The June 1, 2026 publication of the FY 2026 Continuum of Care Competition and Youth Homelessness Demonstration Program Notice of Funding Opportunity, designated CPD-2600-DC-0025, is the operational document that resolves a significant portion of that uncertainty. It is not the only document — the registration notices that govern Collaborative Applicant administration and the Unified Funding Agency framework also shifted on June 1 — but the NOFO is the document that providers, Collaborative Applicants, and the field's technical assistance ecosystem have been waiting on to begin the FY 2026 application cycle in earnest.
This piece reads the June 1 publication as an operational document for the providers and Collaborative Applicants who need to make planning decisions in the next six to eight weeks.
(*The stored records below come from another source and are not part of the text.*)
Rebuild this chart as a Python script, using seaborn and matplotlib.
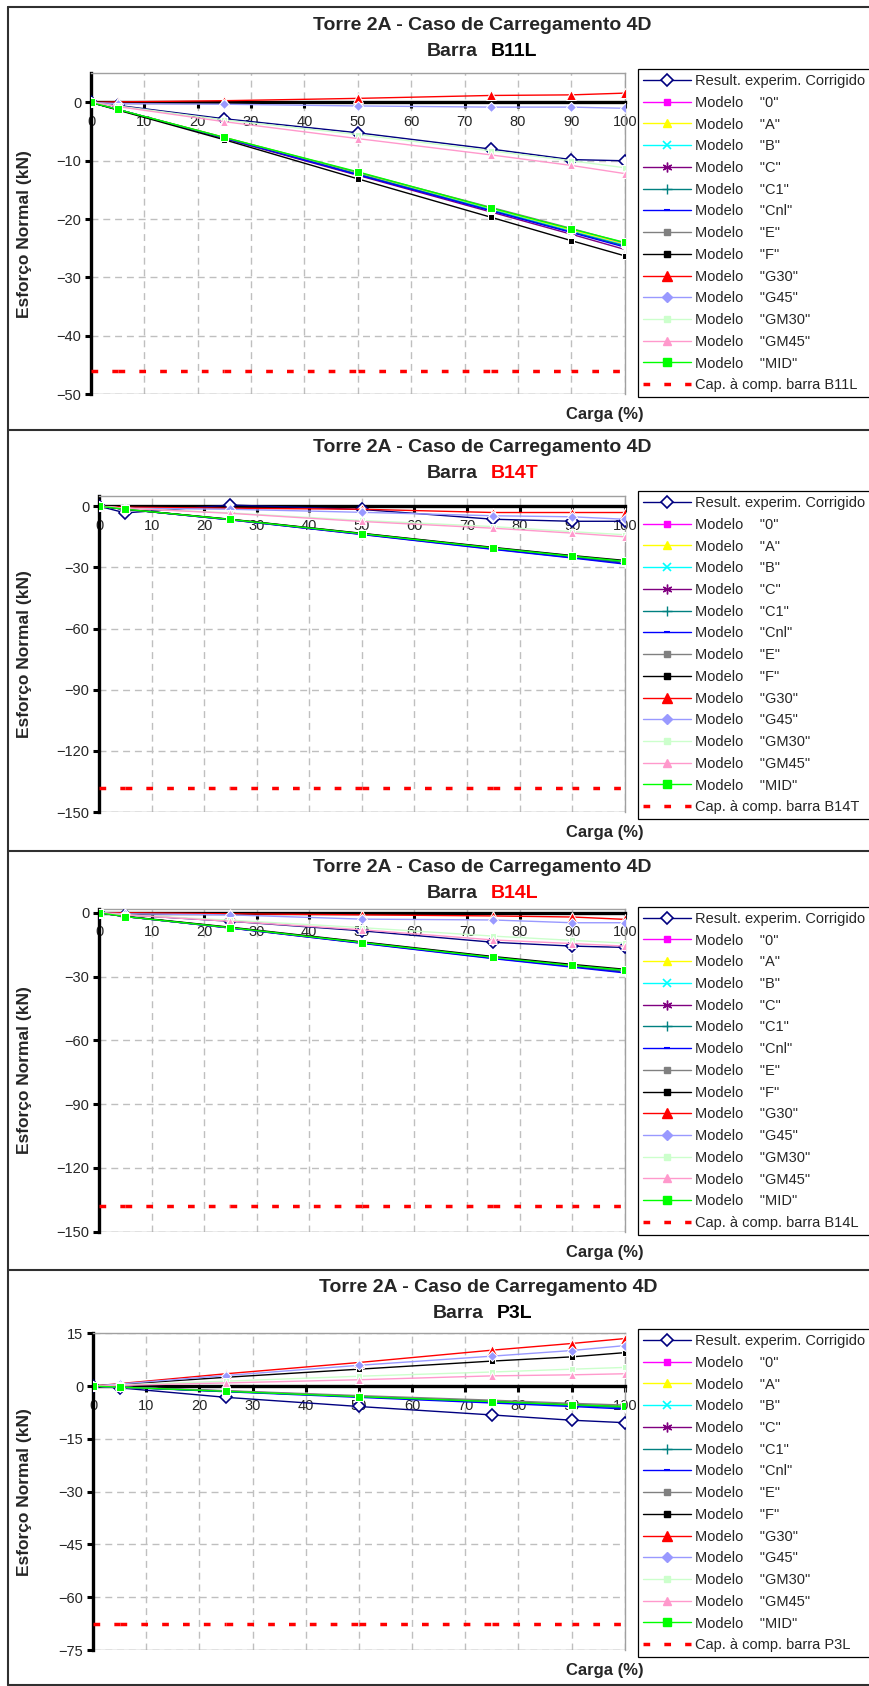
import matplotlib
matplotlib.use('Agg')
import matplotlib.pyplot as plt
import seaborn as sns
from matplotlib.lines import Line2D

sns.set_style('white')
plt.rcParams['font.family'] = ['Liberation Sans', 'DejaVu Sans']

# load steps (% of load)
carga = [0, 5, 25, 50, 75, 90, 100]

series_keys = ['exp', '0', 'A', 'B', 'C', 'C1', 'Cnl', 'E', 'F',
               'G30', 'G45', 'GM30', 'GM45', 'MID']
series_labels = ['Result. experim. Corrigido', 'Modelo    "0"', 'Modelo    "A"',
                 'Modelo    "B"', 'Modelo    "C"', 'Modelo    "C1"',
                 'Modelo    "Cnl"', 'Modelo    "E"', 'Modelo    "F"',
                 'Modelo    "G30"', 'Modelo    "G45"', 'Modelo    "GM30"',
                 'Modelo    "GM45"', 'Modelo    "MID"']

# normal force (kN) per bar
b11l = {
    'exp':  [0, -0.5, -2.8, -5.2, -8.0, -9.8, -10.0],
    '0':    [0, -1.2, -6.1, -12.2, -18.3, -22.0, -24.4],
    'A':    [0, -1.2, -6.0, -12.1, -18.2, -21.9, -24.3],
    'B':    [0, -1.2, -6.1, -12.3, -18.4, -22.1, -24.5],
    'C':    [0, -1.2, -6.2, -12.5, -18.8, -22.6, -25.2],
    'C1':   [0, -1.2, -6.1, -12.3, -18.5, -22.2, -24.6],
    'Cnl':  [0, -1.2, -6.1, -12.4, -18.6, -22.3, -24.8],
    'E':    [0, -1.2, -6.0, -12.0, -18.0, -21.6, -24.1],
    'F':    [0, -1.3, -6.4, -13.1, -19.7, -23.7, -26.3],
    'G30':  [0, 0.1, 0.3, 0.7, 1.2, 1.3, 1.6],
    'G45':  [0, -0.2, -0.3, -0.6, -0.8, -0.8, -1.0],
    'GM30': [0, -0.6, -3.0, -5.5, -8.3, -10.0, -11.2],
    'GM45': [0, -0.7, -3.3, -6.2, -9.0, -10.8, -12.2],
    'MID':  [0, -1.2, -6.0, -11.9, -18.1, -21.7, -24.0],
}
b14t = {
    'exp':  [0, -3.3, 0.6, -1.6, -6.4, -7.4, -7.4],
    '0':    [0, -1.5, -6.5, -13.5, -20.5, -24.5, -27.2],
    'A':    [0, -1.5, -6.5, -13.5, -20.5, -24.5, -27.2],
    'B':    [0, -1.5, -6.6, -13.6, -20.7, -24.8, -27.5],
    'C':    [0, -1.5, -6.7, -13.8, -21.0, -25.2, -28.0],
    'C1':   [0, -1.5, -6.6, -13.6, -20.8, -24.9, -27.6],
    'Cnl':  [0, -1.5, -6.7, -13.9, -21.2, -25.4, -28.4],
    'E':    [0, -1.5, -6.5, -13.4, -20.4, -24.4, -27.0],
    'F':    [0, -1.5, -6.4, -13.3, -20.2, -24.2, -26.6],
    'G30':  [0, -0.5, -1.0, -1.5, -3.1, -3.1, -3.1],
    'G45':  [0, -1.0, -1.5, -3.0, -4.7, -5.2, -6.4],
    'GM30': [0, -1.0, -3.3, -7.0, -10.0, -12.5, -14.0],
    'GM45': [0, -1.0, -3.5, -7.5, -10.8, -13.2, -15.0],
    'MID':  [0, -1.5, -6.5, -13.5, -20.5, -24.5, -27.0],
}
b14l = {
    'exp':  [0, -1.0, -4.0, -8.5, -13.9, -15.7, -16.3],
    '0':    [0, -1.8, -7.0, -14.0, -21.0, -24.8, -27.3],
    'A':    [0, -1.8, -7.0, -14.0, -21.0, -24.8, -27.3],
    'B':    [0, -1.8, -7.1, -14.1, -21.2, -25.0, -27.6],
    'C':    [0, -1.8, -7.2, -14.3, -21.4, -25.3, -28.0],
    'C1':   [0, -1.8, -7.1, -14.1, -21.2, -25.0, -27.6],
    'Cnl':  [0, -1.8, -7.2, -14.4, -21.6, -25.6, -28.3],
    'E':    [0, -1.8, -7.0, -13.9, -20.9, -24.7, -27.1],
    'F':    [0, -1.7, -6.8, -13.7, -20.6, -24.3, -26.6],
    'G30':  [0, 0.0, -0.5, -1.0, -1.5, -2.0, -3.1],
    'G45':  [0, -0.5, -1.0, -3.0, -3.4, -4.7, -4.7],
    'GM30': [0, -1.0, -3.5, -7.0, -11.0, -13.0, -14.3],
    'GM45': [0, -1.0, -4.0, -8.0, -12.8, -14.5, -15.7],
    'MID':  [0, -1.8, -7.0, -14.0, -21.0, -24.8, -27.0],
}
p3l = {
    'exp':  [0, -0.5, -3.2, -5.8, -8.2, -9.7, -10.4],
    '0':    [0, -0.3, -1.5, -3.0, -4.5, -5.4, -6.0],
    'A':    [0, -0.3, -1.5, -3.0, -4.5, -5.4, -6.0],
    'B':    [0, -0.3, -1.5, -3.0, -4.6, -5.5, -6.1],
    'C':    [0, -0.3, -1.4, -2.9, -4.3, -5.2, -5.8],
    'C1':   [0, -0.3, -1.5, -3.0, -4.5, -5.5, -6.1],
    'Cnl':  [0, -0.3, -1.6, -3.2, -4.8, -5.8, -6.5],
    'E':    [0, -0.3, -1.3, -2.7, -4.0, -4.9, -5.4],
    'F':    [0, 0.5, 2.5, 4.8, 7.1, 8.3, 9.5],
    'G30':  [0, 0.7, 3.5, 6.7, 10.2, 12.1, 13.5],
    'G45':  [0, 0.6, 3.0, 5.9, 8.5, 10.1, 11.5],
    'GM30': [0, 0.3, 1.4, 2.8, 4.0, 4.8, 5.3],
    'GM45': [0, 0.2, 0.9, 1.8, 2.9, 3.2, 3.5],
    'MID':  [0, -0.3, -1.5, -3.0, -4.4, -5.3, -5.8],
}

# compression capacity of each bar (kN)
cap_b11l = -46
cap_b14t = -138
cap_b14l = -138
cap_p3l = -67.5

# Excel-like series styles
styles = {
    'exp':  dict(color='#000080', marker='D', ms=6.5, mfc='white', mec='#000080', mew=1.2),
    '0':    dict(color='#FF00FF', marker='s', ms=5),
    'A':    dict(color='#FFFF00', marker='^', ms=6),
    'B':    dict(color='#00FFFF', marker='x', ms=6, mew=1.2),
    'C':    dict(color='#800080', marker=(6, 2, 0), ms=7, mew=1.0),
    'C1':   dict(color='#008080', marker='+', ms=7, mew=1.0),
    'Cnl':  dict(color='#0000FF', marker='_', ms=5, mew=1.5),
    'E':    dict(color='#808080', marker='s', ms=5),
    'F':    dict(color='#000000', marker='s', ms=5),
    'G30':  dict(color='#FF0000', marker='^', ms=7),
    'G45':  dict(color='#9999FF', marker='D', ms=5),
    'GM30': dict(color='#CCFFCC', marker='s', ms=5),
    'GM45': dict(color='#FF99CC', marker='^', ms=6),
    'MID':  dict(color='#00FF00', marker='s', ms=6),
}
cap_style = dict(color='#FF0000', lw=2.5, dashes=(1.93, 4.07))

W, H = 869, 1686
fig = plt.figure(figsize=(W / 100, H / 100), dpi=100)

panels = [
    # data, cap, bar, red name?, ylim, yticks, left px, top px, bottom px, title y px, title x px, legend top px
    (b11l, cap_b11l, 'B11L', False, (-50, 5), range(0, -51, -10), 91, 73.3, 394, 25, 482, 69),
    (b14t, cap_b14t, 'B14T', True, (-150, 5), range(0, -151, -30), 99, 496, 812, 448, 482, 491),
    (b14l, cap_b14l, 'B14L', True, (-150, 2), range(0, -151, -30), 99, 908.5, 1231.5, 868, 482, 906.7),
    (p3l, cap_p3l, 'P3L', False, (-75, 15), range(15, -76, -15), 93, 1333.3, 1650, 1287, 488, 1329),
]

right_px = 624.7

for data, cap, bar, red, ylim, yticks, left_px, top_px, bot_px, title_px, title_x, leg_px in panels:
    ax = fig.add_axes([left_px / W, 1 - bot_px / H, (right_px - left_px) / W, (bot_px - top_px) / H])
    ax.set_xlim(0, 100)
    ax.set_ylim(*ylim)
    ax.set_xticks(range(0, 101, 10))
    ax.set_yticks(list(yticks))
    ax.grid(True, color='#BFBFBF', linestyle=(0, (5, 3.5)), linewidth=1.0)

    handles = []
    for key, lab in zip(series_keys, series_labels):
        sns.lineplot(x=carga, y=data[key], ax=ax, lw=1.0, zorder=3, legend=False, **styles[key])
        handles.append(Line2D([], [], lw=1.0, label=lab, **styles[key]))

    # capacity line, drawn per interval so the dash pattern restarts like in Excel
    for i in range(len(carga) - 1):
        sns.lineplot(x=carga[i:i + 2], y=[cap, cap], ax=ax, zorder=3, legend=False, **cap_style)
    handles.append(Line2D([], [], label='Cap. à comp. barra ' + bar, **cap_style))
    ax.axhline(ylim[0], color='#A0A0A0', lw=1, zorder=1)

    for side in ['top', 'right']:
        ax.spines[side].set_color('#A0A0A0')
        ax.spines[side].set_linewidth(1)
    ax.spines['left'].set_color('black')
    ax.spines['left'].set_linewidth(2.4)
    ax.spines['bottom'].set_color('black')
    ax.spines['bottom'].set_linewidth(2.4)
    ax.spines['bottom'].set_position(('data', 0))
    ax.tick_params(axis='both', which='major', bottom=True, left=True, direction='out',
                   length=4, width=2.2, color='black', labelsize=10.5)
    ax.tick_params(axis='x', pad=5)
    ax.tick_params(axis='y', pad=3)
    ax.set_xlabel('')
    ax.set_ylabel('')

    leg = ax.legend(handles=handles, loc='upper left', bbox_to_anchor=(637.5 / W, 1 - leg_px / H),
                    bbox_transform=fig.transFigure, frameon=True, fancybox=False, shadow=False,
                    edgecolor='black', fontsize=10.5, handlelength=3.3, handletextpad=0.27,
                    labelspacing=0.53, borderpad=0.35, borderaxespad=0, framealpha=1)
    leg.get_frame().set_linewidth(0.9)

    # titles
    fig.text(title_x / W, 1 - title_px / H, 'Torre 2A - Caso de Carregamento 4D',
             ha='center', va='center', fontsize=14, fontweight='bold')
    fig.text((title_x - 4) / W, 1 - (title_px + 26) / H, 'Barra', ha='right', va='center',
             fontsize=14, fontweight='bold')
    fig.text((title_x + 9) / W, 1 - (title_px + 26) / H, bar, ha='left', va='center',
             fontsize=14, fontweight='bold', color='#FF0000' if red else 'black')
    fig.text(25 / W, 1 - (top_px + bot_px) / 2 / H, 'Esforço Normal (kN)', rotation=90,
             ha='center', va='center', fontsize=12.5, fontweight='bold')
    fig.text(604.5 / W, 1 - (bot_px + 21) / H, 'Carga (%)', ha='center', va='center',
             fontsize=12, fontweight='bold')

# panel frames
for y in [7, 429.5, 850.7, 1270, 1685]:
    fig.add_artist(Line2D([8 / W, 1], [1 - y / H, 1 - y / H], color='#303030', lw=1.5,
                          transform=fig.transFigure))
fig.add_artist(Line2D([8 / W, 8 / W], [1 - 1685 / H, 1 - 7 / H], color='#303030', lw=1.5,
                      transform=fig.transFigure))

fig.savefig('out.png', dpi=100)
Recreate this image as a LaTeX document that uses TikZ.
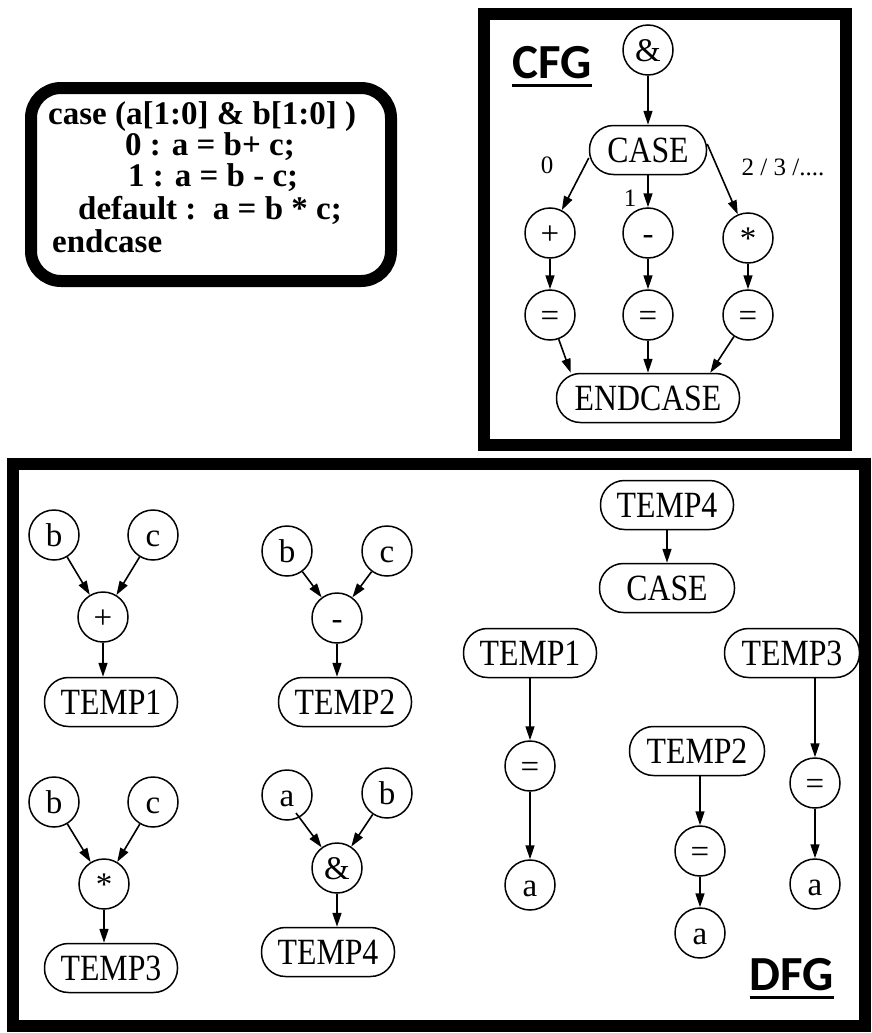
\documentclass[tikz,border=0pt]{standalone}
\usepackage{fontspec}
\setmainfont{Liberation Serif}
\newfontfamily\lblfont{Carlito}
\newfontfamily\nodefont{Liberation Serif}[FakeStretch=0.86]
\usetikzlibrary{arrows.meta}
\tikzset{
  cnode/.style={circle,draw,line width=1.5pt,minimum size=50pt,inner sep=0pt,text height=23pt,text depth=0pt,font=\fontsize{33}{33}\selectfont},
  snode/.style={draw,line width=1.5pt,rounded corners=24pt,minimum height=49pt,inner sep=0pt,font=\fontsize{37}{37}\nodefont\selectfont},
  edge/.style={line width=1.6pt,-{Triangle[length=14pt,width=9pt]}},
  frame/.style={line width=12pt},
  codeline/.style={anchor=base west,inner sep=0pt,font=\fontsize{33}{33}\selectfont\bfseries},
  elabel/.style={font=\fontsize{25}{25}\selectfont,inner sep=0pt},
  ttl/.style={font=\fontsize{49}{49}\selectfont\lblfont\bfseries,inner sep=0pt,anchor=base},
  uline/.style={line width=3pt}
}
\begin{document}
\begin{tikzpicture}[x=1pt,y=-1pt]
\useasboundingbox (0,0) rectangle (871,1033);
% code box
\draw[frame,rounded corners=30pt] (31,88) rectangle (391,281);
\node[codeline] (l1) at (48,124) {case (a[1:0] \& b[1:0] )};
\node[codeline] (l2) at (125,155) {0 : a = b+ c;};
\node[codeline] (l3) at (128,186) {1 : a = b - c;};
\node[codeline] (l4) at (78,219) {default :\ \ a = b * c;};
\node[codeline] (l5) at (52,252) {endcase};
% CFG box
\draw[frame] (484,14) rectangle (846,445);
\node[ttl] (cfgt) at (552,78) {CFG};
\draw[uline] ([yshift=-7pt]cfgt.south west) -- ([yshift=-7pt]cfgt.south east);
\node[cnode] (amp) at (648,50) {\&};
\node[snode,minimum width=117pt] (case) at (648,150) {CASE};
\node[cnode] (plus) at (550,233) {+};
\node[cnode] (minus) at (648,233) {-};
\node[cnode] (mul) at (748,238) {*};
\node[cnode] (eqa) at (550,315) {=};
\node[cnode] (eqb) at (648,315) {=};
\node[cnode] (eqc) at (748,315) {=};
\node[snode,minimum width=183pt] (endc) at (648,398) {ENDCASE};
\draw[edge] (amp) -- (case);
\draw[edge] ([yshift=-8pt]case.west) -- (plus);
\draw[edge] (case) -- (minus);
\draw[edge] ([yshift=6pt]case.east) -- (mul);
\draw[edge] (plus) -- (eqa);
\draw[edge] (minus) -- (eqb);
\draw[edge] (mul) -- (eqc);
\draw[edge] (eqa) -- ([xshift=15pt]endc.north west);
\draw[edge] (eqb) -- (endc);
\draw[edge] (eqc) -- ([xshift=-30pt]endc.north east);
\node[elabel] (lab0) at (547,165) {0};
\node[elabel] (lab1) at (630,198) {1};
\node[elabel] (lab2) at (783,167) {2 / 3 /....};
% DFG box
\draw[frame] (13,464) rectangle (865,1026);
\node[ttl] (dfgt) at (792,990) {DFG};
\draw[uline] ([yshift=-7pt]dfgt.south west) -- ([yshift=-7pt]dfgt.south east);
% group 1
\node[cnode] (b1) at (54,535) {b};
\node[cnode] (c1) at (153,535) {c};
\node[cnode] (p1) at (103,617) {+};
\node[snode,minimum width=133pt] (t1) at (111,702) {TEMP1};
\draw[edge] (b1) -- (p1);
\draw[edge] (c1) -- (p1);
\draw[edge] (p1) -- (p1 |- t1.north);
% group 2
\node[cnode] (b2) at (287,551) {b};
\node[cnode] (c2) at (387,551) {c};
\node[cnode] (m2) at (337,618) {-};
\node[snode,minimum width=133pt] (t2) at (345,702) {TEMP2};
\draw[edge] (b2) -- (m2);
\draw[edge] (c2) -- (m2);
\draw[edge] (m2) -- (m2 |- t2.north);
% group 3
\node[cnode] (b3) at (54,802) {b};
\node[cnode] (c3) at (153,802) {c};
\node[cnode] (s3) at (104,884) {*};
\node[snode,minimum width=133pt] (t3) at (111,968) {TEMP3};
\draw[edge] (b3) -- (s3);
\draw[edge] (c3) -- (s3);
\draw[edge] (s3) -- (s3 |- t3.north);
% group 4
\node[cnode] (a4) at (287,795) {a};
\node[cnode] (b4) at (387,793) {b};
\node[cnode] (n4) at (337,868) {\&};
\node[snode,minimum width=133pt] (t4) at (328,952) {TEMP4};
\draw[edge] ([xshift=9pt,yshift=-18pt]a4.center) -- (n4);
\draw[edge] (b4) -- (n4);
\draw[edge] (n4) -- (n4 |- t4.north);
% right part
\node[snode,minimum width=133pt] (tt4) at (667,505) {TEMP4};
\node[snode,minimum width=135pt] (dcase) at (667,588) {CASE};
\draw[edge] (tt4) -- (dcase);
\node[snode,minimum width=133pt] (tt1) at (530,653) {TEMP1};
\node[cnode] (e1) at (530,766) {=};
\node[cnode] (a1) at (530,885) {a};
\draw[edge] (tt1) -- (e1);
\draw[edge] (e1) -- (a1);
\node[snode,minimum width=135pt] (tt2) at (697,751) {TEMP2};
\node[cnode] (e2) at (700,851) {=};
\node[cnode] (a2) at (700,933) {a};
\draw[edge] (tt2.south -| e2) -- (e2);
\draw[edge] (e2) -- (a2);
\node[snode,minimum width=135pt] (tt3) at (792,653) {TEMP3};
\node[cnode] (e3) at (815,783) {=};
\node[cnode] (a3) at (815,884) {a};
\draw[edge] (tt3.south -| e3) -- (e3);
\draw[edge] (e3) -- (a3);
\end{tikzpicture}
\end{document}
It does not assume policy consensus about the underlying federal direction. It assumes that providers need to make their own continuity decisions on the basis of what the published documents now say, regardless of what they might prefer the documents to say.
The two documents that landed simultaneously
The June 1 announcement bundled two distinct funding actions that providers should treat as operationally separate even though they share the publication date.
The FY 2026 Continuum of Care and YHDP NOFO (CPD-2600-DC-0025). This is the prospective competition document. It governs the FY 2026 funds that will be awarded through the competition that is opening now and that will conclude later in 2026. The NOFO covers the standard CoC funding categories — Permanent Supportive Housing, Rapid Re-Housing, Transitional Housing, Supportive Services Only projects, the Homeless Management Information System program, and the Coordinated Entry component — plus the Youth Homelessness Demonstration Program as an integrated track. The total FY 2026 funding amount under the prospective competition is governed by the appropriated FY 2026 CoC line plus carry-forward, not by the simultaneously-announced FY 2025 renewal pool.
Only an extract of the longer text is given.